Der "Arbeitskreis Vorrat" hatte bereits 82.000 Unterschriften für eine Online-Petition an das Parlament gesammelt. Jetzt wird die Initiative von den Grünen unterstützt - gemeinsam will man mindestens 1000 Bürger gewinnen, die eine Vollmacht für eine Individualbeschwerde unterschreiben, sagte Grünen-Justizsprecher Albert Steinhauser am Freitag. Bis dahin wurden bereits 2000 Bereitschaftserklärungen dafür abgegeben.

In anderen europäischen Staaten haben die Höchstgerichte die Umsetzung der Vorratsdatenspeicherung bereits gekippt - wie etwa in Deutschland, Tschechien, Ungarn und Rumänien. Ihnen droht nun ein Vertragsverletzungsverfahren, da es sich bei der Vorratsdatenspeicherung um geltendes europäisches Recht handelt, erklärt SPÖ-Konsumentensprecher und Vorsitzender des Datenschutzrates Johann Maier.
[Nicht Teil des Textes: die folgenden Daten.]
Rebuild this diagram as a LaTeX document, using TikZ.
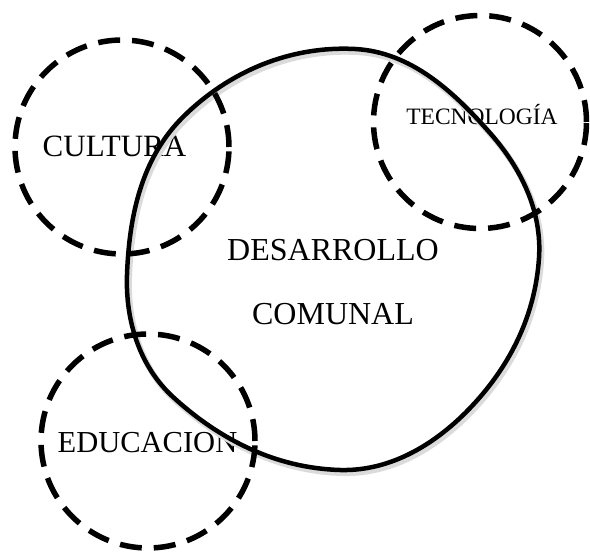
\documentclass[tikz,border=0pt]{standalone}
\usepackage{fontspec}
\setmainfont{Liberation Serif}
\begin{document}
\begin{tikzpicture}[x=1pt,y=-1pt,
  lbl/.style={anchor=base,inner sep=0pt,text=black},
  dashring/.style={draw=black,line width=5.5pt,dash pattern=on 22pt off 12pt,circle,inner sep=0pt,minimum size=#1},
  mainring/.style={draw=black,line width=4.5pt},
  mainshadow/.style={draw=black!14,line width=6pt}]
\useasboundingbox[fill=white] (0,0) rectangle (590,553);
% texts
\node[lbl,font=\fontsize{32}{32}\selectfont] (des) at (333,261) {DESARROLLO};
\node[lbl,font=\fontsize{32}{32}\selectfont] (com) at (333,325) {COMUNAL};
\node[lbl,font=\fontsize{31}{31}\selectfont] (cul) at (114.5,157) {CULTURA};
\node[lbl,font=\fontsize{23.5}{23.5}\selectfont] (tec) at (482,125) {TECNOLOGÍA};
\node[lbl,font=\fontsize{30.5}{30.5}\selectfont] (edu) at (147.5,453) {EDUCACION};
% main ring (shadow, then line)
\foreach \st/\dx/\dy in {mainshadow/2/3, mainring/0/0}{
\draw[\st,shift={(\dx,\dy)}] (355,49)
  .. controls (410.6,51.9) and (453.2,91.2) .. (490,133)
  .. controls (521.1,168.3) and (542.1,211.1) .. (539,258)
  .. controls (535.2,314.8) and (510.9,364.5) .. (472,406)
  .. controls (436.9,443.4) and (391.3,471.5) .. (340,470)
  .. controls (276.2,468.1) and (220.1,440.1) .. (173,397)
  .. controls (139.4,366.2) and (125.4,320.6) .. (127,275)
  .. controls (129.1,216.3) and (141.3,158.3) .. (183,117)
  .. controls (228.9,71.4) and (290.4,45.6) .. cycle;
}
% dashed rings
\node[dashring=214pt] (rcul) at (122,147) {};
\node[dashring=213pt] (rtec) at (480,122) {};
\node[dashring=214pt] (redu) at (148,441) {};
\end{tikzpicture}
\end{document}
Auf die Frage, was man mit einer Verfassungsklage erreichen könnte, meinte Maier: "Gar nichts." Und zwar deswegen, weil 2006 alle Mitgliedsstaaten, darunter auch Österreich unter dem damaligen Bundeskanzler Wolfgang Schüssel, der Richtlinie zugestimmt hatten. "Eine Entscheidung, ob diese Richtlinie der Europäischen Grundrechte-Charta entspricht, kann nur der EuGH treffen, nicht jedoch nationale Verfassungsgerichte", betonte Maier. Außer ein Vertragsverletzungsverfahren würde ein VfGH-Bescheid gegen die Umsetzung der Richtlinie jedenfalls nichts bringen. Maiers Hoffnungen ruhen vielmehr auf einem EuGH-Verfahren, das gerade vom High Court der Republik Irland auf Antrag der Bürgerrechtsinitiative Digital Right Ireland - unter Berufung auf die Grundrechte-Charta - betrieben wird.

Hier sieht auch der Verfassungsrechtsexperte Bernd-Christian Funk eine "Perspektive", schließlich sei die Grundrechte-Charta 2006 noch nicht in Kraft gewesen. Und die widerspreche in vielen Punkten der Richtlinie - die im Übrigen die EU-Kommission aufgrund des Widerstands bereits evaluiert hat. Sie hat auch schon Abänderungsvorschläge angekündigt. Diese müsse man abwarten, meint Funk.

"Klage eher aussichtslos"

Die Aussichten, dass der österreichische Verfassungsgerichtshof die Umsetzung des nationalen Rechts nach einer Klage kippen könnte, bezeichnet Funk hingegen als "eher bescheiden". Dass dies in Deutschland, Tschechien, Ungarn und Rumänien gelungen ist, sei für Österreich nicht relevant, "weil die rechtliche Argumentation nicht einfach auf Österreich übertragen werden kann", erklärte Funk. So habe Deutschland im Zusammenhang mit der Vorratsdatenspeicherung unter anderem damit argumentiert, nicht über ausreichende Rechtsschutzmöglichkeiten zu verfügen - in Österreich seien diese aber definitiv vorhanden, so Funk.

Für Albert Steinhauser ist das Warten auf eine Entscheidung der EU-Kommission auf jeden Fall zu wenig. Er sieht in der Möglichkeit einer Verfassungsklage auf nationaler Ebene vor allem ein wirksames Instrument, um den Reformdruck innerhalb der EU zu erhöhen. "Es geht hier nicht darum, ob Österreich ein Vertragsverletzungsverfahren angehängt bekommt oder nicht, sondern primär um die Bewahrung der Grundrechte", betonte Steinhauser. Und er verwies auf ein Gespräch, das die Grünen bei einem Besuch in Brüssel mit EU-Justizkommissarin Viviane Reding geführt haben: "Sie hat uns sinngemäß gesagt, die Vorratsdatenspeicherung hat nicht ganz das gehalten, was sie versprochen hat." Deshalb ist Steinhauser zuversichtlich, dass es Änderungen auf EU-Ebene geben wird.